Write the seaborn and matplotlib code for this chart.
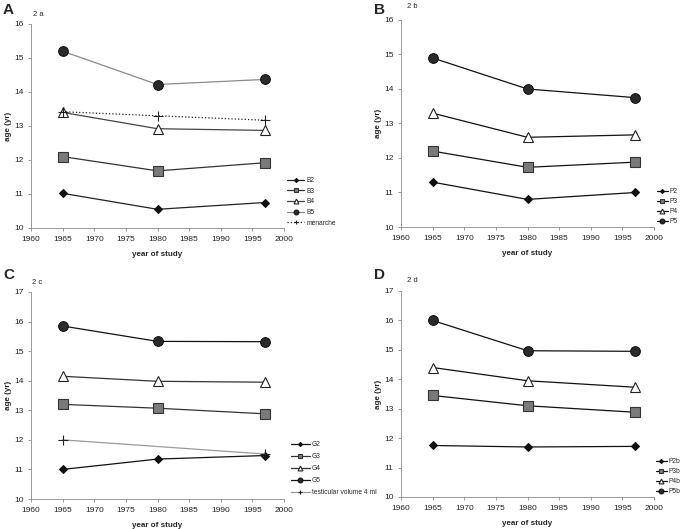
import matplotlib
matplotlib.use("Agg")
import matplotlib.pyplot as plt
import seaborn as sns

# Jahre der Studien
years = [1965, 1980, 1997]

# 2a - Brustentwicklung / Menarche
b2 = [11.02, 10.55, 10.75]
b3 = [12.10, 11.68, 11.92]
b4 = [13.40, 12.92, 12.87]
b5 = [15.20, 14.22, 14.37]
menarche = [13.42, 13.30, 13.17]

# 2b - Pubes Mädchen
p2 = [11.30, 10.80, 11.00]
p3 = [12.20, 11.73, 11.88]
p4 = [13.30, 12.60, 12.67]
p5 = [14.90, 14.00, 13.75]

# 2c - Genitalentwicklung Jungen
g2 = [11.00, 11.35, 11.47]
g3 = [13.20, 13.07, 12.88]
g4 = [14.15, 13.98, 13.95]
g5 = [15.85, 15.33, 15.32]
tv_years = [1965, 1997]
testis_vol = [12.00, 11.52]

# 2d - Pubes Jungen
p2b = [11.75, 11.70, 11.72]
p3b = [13.45, 13.10, 12.88]
p4b = [14.40, 13.95, 13.73]
p5b = [16.00, 14.97, 14.95]

sns.set_style("ticks")
plt.rcParams["font.family"] = ["Liberation Sans", "DejaVu Sans"]

W, H = 685, 529
fig = plt.figure(figsize=(6.85, 5.29), dpi=100)


def box(l, t, r, b):
    return [l / W, 1 - b / H, (r - l) / W, (b - t) / H]


# Markerstile
mk = {
    "dia": dict(marker="D", markersize=4.2, markerfacecolor="#111111", markeredgecolor="#111111"),
    "sq": dict(marker="s", markersize=6.5, markerfacecolor="#7a7a7a", markeredgecolor="#333333", markeredgewidth=0.8),
    "tri": dict(marker="^", markersize=7, markerfacecolor="white", markeredgecolor="#222222", markeredgewidth=0.8),
    "circ": dict(marker="o", markersize=7, markerfacecolor="#2a2a2a", markeredgecolor="#111111"),
    "plus": dict(marker="+", markersize=7, markeredgecolor="#222222", markeredgewidth=0.8),
}


def series(ax, x, y, label, m, color="#111111", lw=0.9, ls="-"):
    sns.lineplot(x=x, y=y, ax=ax, label=label, color=color, linewidth=lw,
                 linestyle=ls, legend=False, **mk[m])


def style_axes(ax, ymin, ymax):
    ax.set_xlim(1960, 2000)
    ax.set_ylim(ymin, ymax)
    ax.set_xticks(range(1960, 2001, 5))
    ax.set_yticks(range(ymin, ymax + 1))
    sns.despine(ax=ax)
    for s in ["left", "bottom"]:
        ax.spines[s].set_linewidth(0.6)
        ax.spines[s].set_color("#8a8a8a")
    ax.tick_params(labelsize=6, length=2.5, width=0.6, pad=3,
                   color="#8a8a8a", labelcolor="#222222")
    ax.set_xlabel("year of study", fontsize=5.8, fontweight="bold", labelpad=6)
    ax.set_ylabel("age (yr)", fontsize=5.8, fontweight="bold", labelpad=1)


def legend(ax, x, y, spacing, hl):
    ax.legend(loc="upper left", bbox_to_anchor=(x / W, 1 - y / H),
              bbox_transform=fig.transFigure, frameon=False, fontsize=4.8,
              labelspacing=spacing, handlelength=hl, handletextpad=0.3,
              borderpad=0, borderaxespad=0, markerscale=0.5)


# Panel A
axA = fig.add_axes(box(31, 24, 284, 228))
series(axA, years, b2, "B2", "dia", color="#222222")
series(axA, years, b3, "B3", "sq", color="#333333")
series(axA, years, b4, "B4", "tri", color="#444444")
series(axA, years, b5, "B5", "circ", color="#8a8a8a")
series(axA, years, menarche, "menarche", "plus", color="#222222", ls=":")
style_axes(axA, 10, 16)
legend(axA, 287, 177, 0.55, 2.6)

# Panel B
axB = fig.add_axes(box(401, 20, 654, 227))
series(axB, years, p2, "P2", "dia")
series(axB, years, p3, "P3", "sq")
series(axB, years, p4, "P4", "tri")
series(axB, years, p5, "P5", "circ")
style_axes(axB, 10, 16)
legend(axB, 657, 188, 0.45, 1.6)

# Panel C
axC = fig.add_axes(box(31, 292, 284, 499))
series(axC, years, g2, "G2", "dia")
series(axC, years, g3, "G3", "sq", color="#333333")
series(axC, years, g4, "G4", "tri", color="#333333")
series(axC, years, g5, "G5", "circ")
series(axC, tv_years, testis_vol, "testicular volume 4 ml", "plus", color="#9a9a9a")
style_axes(axC, 10, 17)
legend(axC, 291, 441, 0.75, 2.8)

# Panel D
axD = fig.add_axes(box(401, 291, 654, 497))
series(axD, years, p2b, "P2b", "dia")
series(axD, years, p3b, "P3b", "sq")
series(axD, years, p4b, "P4b", "tri")
series(axD, years, p5b, "P5b", "circ")
style_axes(axD, 10, 17)
legend(axD, 656, 458, 0.45, 1.6)

# Panel-Buchstaben und Kennungen
for lx, ly, letter in [(3, 3, "A"), (374, 3, "B"), (3, 268, "C"), (374, 268, "D")]:
    fig.text(lx / W, 1 - ly / H, letter, fontsize=11, fontweight="bold", va="top", ha="left")
for lx, ly, tag in [(33, 14, "2 a"), (407, 7, "2 b"), (32, 283, "2 c"), (407, 280, "2 d")]:
    fig.text(lx / W, 1 - ly / H, tag, fontsize=5.5, va="center", ha="left")

fig.savefig("out.png", dpi=100)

◆ ◆ ◆ ◆ ◆ ◆ ◆

◆ **TO DO**
Reproduce the material above from its first line through the line containing "linestyle=ls, legend=False, **mk[m])", both ends included, and skip every picture.

◆ **EXERCISE SOLUTION**
Write the seaborn and matplotlib code for this chart.
import matplotlib
matplotlib.use("Agg")
import matplotlib.pyplot as plt
import seaborn as sns

# Jahre der Studien
years = [1965, 1980, 1997]

# 2a - Brustentwicklung / Menarche
b2 = [11.02, 10.55, 10.75]
b3 = [12.10, 11.68, 11.92]
b4 = [13.40, 12.92, 12.87]
b5 = [15.20, 14.22, 14.37]
menarche = [13.42, 13.30, 13.17]

# 2b - Pubes Mädchen
p2 = [11.30, 10.80, 11.00]
p3 = [12.20, 11.73, 11.88]
p4 = [13.30, 12.60, 12.67]
p5 = [14.90, 14.00, 13.75]

# 2c - Genitalentwicklung Jungen
g2 = [11.00, 11.35, 11.47]
g3 = [13.20, 13.07, 12.88]
g4 = [14.15, 13.98, 13.95]
g5 = [15.85, 15.33, 15.32]
tv_years = [1965, 1997]
testis_vol = [12.00, 11.52]

# 2d - Pubes Jungen
p2b = [11.75, 11.70, 11.72]
p3b = [13.45, 13.10, 12.88]
p4b = [14.40, 13.95, 13.73]
p5b = [16.00, 14.97, 14.95]

sns.set_style("ticks")
plt.rcParams["font.family"] = ["Liberation Sans", "DejaVu Sans"]

W, H = 685, 529
fig = plt.figure(figsize=(6.85, 5.29), dpi=100)


def box(l, t, r, b):
    return [l / W, 1 - b / H, (r - l) / W, (b - t) / H]


# Markerstile
mk = {
    "dia": dict(marker="D", markersize=4.2, markerfacecolor="#111111", markeredgecolor="#111111"),
    "sq": dict(marker="s", markersize=6.5, markerfacecolor="#7a7a7a", markeredgecolor="#333333", markeredgewidth=0.8),
    "tri": dict(marker="^", markersize=7, markerfacecolor="white", markeredgecolor="#222222", markeredgewidth=0.8),
    "circ": dict(marker="o", markersize=7, markerfacecolor="#2a2a2a", markeredgecolor="#111111"),
    "plus": dict(marker="+", markersize=7, markeredgecolor="#222222", markeredgewidth=0.8),
}


def series(ax, x, y, label, m, color="#111111", lw=0.9, ls="-"):
    sns.lineplot(x=x, y=y, ax=ax, label=label, color=color, linewidth=lw,
                 linestyle=ls, legend=False, **mk[m])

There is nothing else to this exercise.